Needed: Geologists to the Debate
While Roberts is enthused about CO2 injection for enhanced oil recovery, he’s less optimistic about carbon sequestration to combat emissions.
“The whole idea of capturing CO2– if you look at what’s going on around the world, the amount that’s likely to be sequestered is just a drop in the bucket,” he observed.
Sequestration also will contend with both technical and legal issues: “The legal definition of where the gas goes is a problem, unless you own the land for many miles in every direction, ” he said.
Despite the many challenges, CO2 injection for enhanced recovery and sequestration probably will attract even more attention in the coming months and years.

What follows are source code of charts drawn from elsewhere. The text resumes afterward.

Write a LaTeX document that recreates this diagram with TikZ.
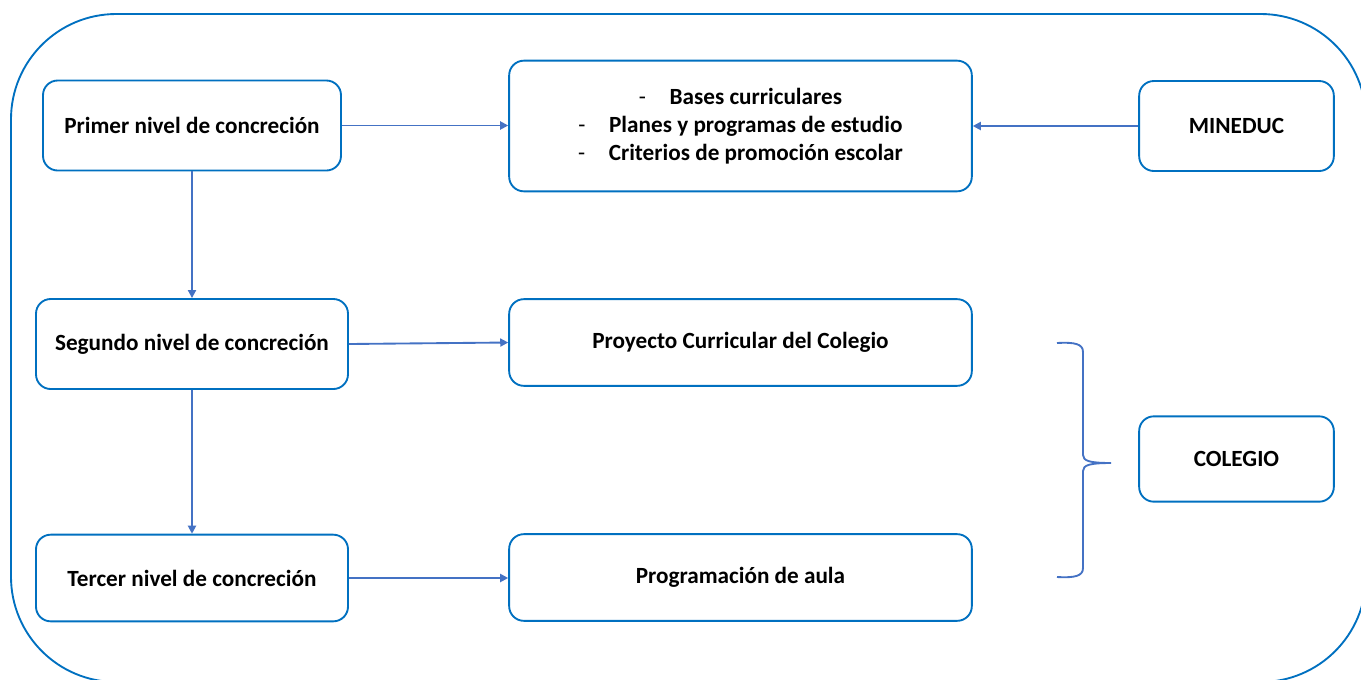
\documentclass[tikz,border=0pt]{standalone}
\usepackage{fontspec}
\setmainfont{Carlito}
\usetikzlibrary{arrows.meta}

\definecolor{frameblue}{HTML}{0070C0}
\definecolor{linkblue}{HTML}{4472C4}

\begin{document}
\begin{tikzpicture}[x=0.75pt,y=-0.75pt,
  nivel/.style={rectangle,rounded corners=11pt,draw=frameblue,line width=1.4pt,fill=white,
    inner sep=0pt,font=\fontsize{17.4}{21}\selectfont\bfseries,align=center},
  flecha/.style={draw=linkblue,line width=1.4pt,-{Triangle[length=6pt,width=6pt]}},
  llave/.style={draw=linkblue,line width=1.4pt}]

\useasboundingbox (0,0) rectangle (1361,679);
\clip (0,0) rectangle (1361,679);

% marco exterior
\draw[frameblue,line width=1.4pt,rounded corners=79pt] (11,14) rectangle (1366,682);

% niveles de concrecion
\node[nivel,minimum width=223.5pt,minimum height=67.5pt] (N1) at (192,125.5) {Primer nivel de concreción};
\node[nivel,minimum width=234pt,minimum height=67.5pt] (N2) at (192,344) {Segundo nivel de concreción};
\node[nivel,minimum width=234pt,minimum height=65pt] (N3) at (192,578) {Tercer nivel de concreción};

\node[nivel,minimum width=347pt,minimum height=98pt] (B1) at (740.5,126)
  {\makebox[23pt][l]{\mdseries -}Bases curriculares\\
   \makebox[23pt][l]{\mdseries -}Planes y programas de estudio\\
   \makebox[23pt][l]{\mdseries -}Criterios de promoción escolar};
\node[nivel,minimum width=347pt,minimum height=65pt] (B2) at (740.5,342.5) {Proyecto Curricular del Colegio};
\node[nivel,minimum width=347pt,minimum height=65pt] (B3) at (740.5,577.5) {Programación de aula};

\node[nivel,minimum width=146pt,minimum height=67.5pt] (M) at (1236.5,126) {MINEDUC};
\node[nivel,minimum width=146pt,minimum height=64pt] (C) at (1236.5,459) {COLEGIO};

% conexiones
\draw[flecha] (N1) -- (B1.west |- N1);
\draw[flecha] (M) -- (B1.east |- M);
\draw[flecha] (N1) -- (N2);
\draw[flecha] (N2) -- (N3);
\draw[flecha] (N2.east) -- (B2.west);
\draw[flecha] (N3) -- (B3.west |- N3);

% llave
\coordinate (LL1) at (1057,343);
\coordinate (LL2) at (1057,577);
\coordinate (LLp) at (1111,463);
\draw[llave] (LL1) .. controls (1075,342) and (1083,344) .. (1083,352) -- (1083,455)
  .. controls (1083,461) and (1090,463) .. (LLp)
  .. controls (1090,463) and (1083,465) .. (1083,471) -- (1083,568)
  .. controls (1083,576) and (1075,578) .. (LL2);

\end{tikzpicture}
\end{document}
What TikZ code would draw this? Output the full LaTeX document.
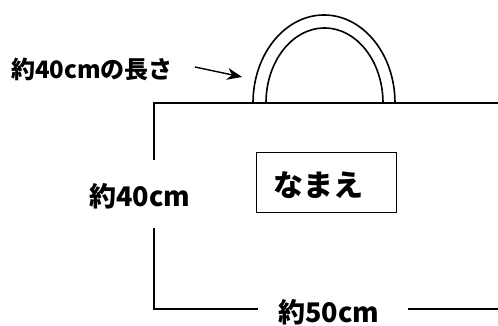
\documentclass[tikz,border=0pt]{standalone}
\usepackage{fontspec}
\newfontfamily\jp{Noto Sans CJK JP}
\usetikzlibrary{arrows.meta}
\tikzset{
  bagline/.style={line width=1.6pt},
  lbl/.style={font=\jp\bfseries\fontsize{27}{27}\selectfont, inner sep=0pt},
}
\begin{document}
\begin{tikzpicture}[x=1pt,y=1pt]
\useasboundingbox (0,0) rectangle (498,326);

% bag body
\coordinate (TL) at (154,223);
\coordinate (TR) at (498,223);
\coordinate (BL) at (154,17);
\coordinate (BR) at (498,17);

\draw[bagline] (TR) -- (TL) -- (154,166);
\draw[bagline] (154,98) -- (BL) -- (258,17);
\draw[bagline] (408,17) -- (BR);

% handle
\draw[bagline] (253,223) arc[start angle=180, end angle=0, x radius=71, y radius=88];
\draw[bagline] (266,223) arc[start angle=180, end angle=0, x radius=58.5, y radius=75];

% labels
\node[lbl] (side) at (140,130) {約40cm};
\node[lbl] (bottom) at (329,14) {約50cm};
\node[lbl, font=\jp\bfseries\fontsize{24}{24}\selectfont] (handlelen) at (92,257) {約40cmの長さ};

\coordinate (tip) at (242,249);
\draw[line width=1.4pt, -{Stealth[length=15pt,width=12pt]}] (195,259) -- (tip);

% name tag
\node[draw, line width=0.8pt, minimum width=140pt, minimum height=60pt, inner sep=0pt] (name) at (326,144) {};
\node[lbl, font=\jp\bfseries\fontsize{30}{30}\selectfont] (nametext) at (318,141) {なまえ};
\end{tikzpicture}
\end{document}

“In a sense we’re not very far down the track, but now everyone is becoming concerned,” Drahovzal said. “And they’re so concerned that they want answers tomorrow.
“All of a sudden, there’s a lot of money being thrown at this thing,” he added.
And it’s clear the future of CO2 injection will require a large number of well-trained, specialized geologists who understand reservoirs.
“The geologists need to get involved in the debate,” Roberts said.
“Most people involved in CO2injection are not geologists and don’t understand what happens when you inject it into the ground,” he observed.
That’s becoming a problem as CO2 legislation emerges without input from the larger scientific community.
“Ordinary people don’t understand the physical world, yet they’re making rules and passing laws based on that lack of knowledge,” Roberts said.
Drahovzal recalled listening to a speaker who claimed research into CO2 injection and sequestration is today’s equivalent of the nuclear research Manhattan Project.
“That may be overblown,” he said, “but it’s going to take a lot of really high-tech people in both engineering and geology to make this thing go.”